Judge suggests that black South Africans condone rape
Judge says her comments were taken out of context
For a country dubbed the “Rainbow Nation” for its ability to move beyond its apartheid past, South Africa’s social media these days looks like a racial battleground.
Almost every other week a new racism row erupts. I see it on my Twitter feed, read about it in bold headlines in the morning papers, and hear it on talk radio while driving my car.
This week the focus is on a white high court judge.
In a Facebook conversation between Judge Mabel Jansen and activist Gillian Schutte last year, the judge apparently suggested that black South Africans condone rape – writing that gang rapes of a “baby, daughter and mother” are viewed as a “pleasurable past time.”
The discussion was made public this week, sparking heated responses on social media, becoming a trending topic in South Africa on Twitter and the dominant conversation in the country.
In a post on Twitter, Jansen wrote: “What I stated confidentially to somebody in a position to help has been taken completely out of context and referred to specific court cases.”
CNN attempted to reach out to Jansen, but did not get a response.

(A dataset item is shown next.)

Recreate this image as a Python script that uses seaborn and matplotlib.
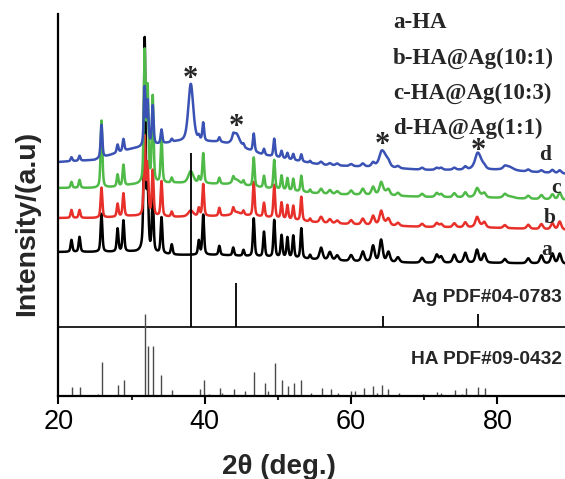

Local media reports that Jansen’s husband died on Saturday, and she has now gone to ground. The Judicial Service Commission (JSC) has recommended she be placed on leave during an investigation.

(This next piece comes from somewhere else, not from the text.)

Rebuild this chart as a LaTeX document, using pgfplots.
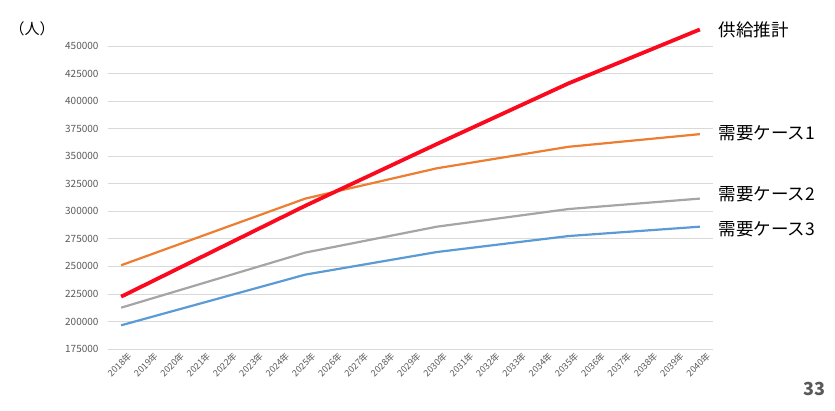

In an interview with Jansen in 2013, released by the JSC, the judge burnished her transformation credentials and said that her father – also a judge – had stood up for Nelson Mandela in court.
In the Facebook discussion, Jansen said her comments were based on a “veritable tsunami of rape cases.”
South Africa does have horrific rape statistics. But many see the comments as unfairly singling out black South Africans.
In a country where memories of the dehumanizing effects of apartheid are still strong, the comments are deeply offensive to many.
Redi Thlabi, a popular radio talk-show host who frequently conducts robust discussion on race and racism, wrote that she was “haunted” by the judge’s assertion that “mothers are so brainwashed that they tellus, their daughters, it is correct for father to be the first.”
Well-known author Eusebius McKaiser summed up the sentiments of many online when he tweeted: “The two most feeble defenses of racism must be ‘It wasn’t my intention!’& ‘I’m taken out of context!’”
Judge Jansen’s comments are just the latest to come under fire. In January, an estate agent named Penny Sparrow called black beach-goers “monkeys” and had her membership of the opposition Democratic Alliance political party suspended.
In March, an economist from Standard Bank resigned after tweeting: “More than 25 years after Apartheid ended, the victims are increasing along with a sense of entitlement and hatred towards minorities.” The economist apologized that the tweet had caused offense and that it wasn’t his intention.
Recently, a black student activist recounted on Facebook how they refused to tip a white waitress in Cape Town and on the bill wrote, “we will give you a tip when you return our land.”
“She sees the note and starts shaking. She leaves us and bursts into typical white tears,” wrote Ntokozo Qwabe, currently a student at Oxford.
Again, Twitter caught fire, with some criticizing the student, some defending him, and others raising money for the waitress.
This hugely public naming and shaming is something new. Over the past two decades, I have spent long stretches outside of the country. And in many ways, the country is unrecognizable and great strides have been made in shaping a democratic nation.
But over the years, I have witnessed both the small and large indignities black South Africans endure, and the “casual” racism that seems reserved for social gatherings amongst some South Africans.
But the social media age means nothing is private – or very little.
And something else has changed.
South Africa’s democracy and constitution was made possible, in large part, by the ruling ANC’s commitment to non-racialism and Nelson Mandela’s powerful message of reconciliation.
When Mandela died in late 2013, I rushed to the country to report on the massive outpouring of love and respect throughout South Africa.
It was both the loss of an icon almost universally loved, but also a significant marker in the public discussion on race and reconciliation.
Black writers and intellectuals say far more needs to be done by white South Africans to acknowledge the past.
The writer and activist Sisonke Msimang has called it “the end of the rainbow nation myth” in the New York Times. “Democracy has taught us that raised voices don’t have to lead to war,” she writes.
But given the traumatic history of this country, perhaps it is time these voices are heard.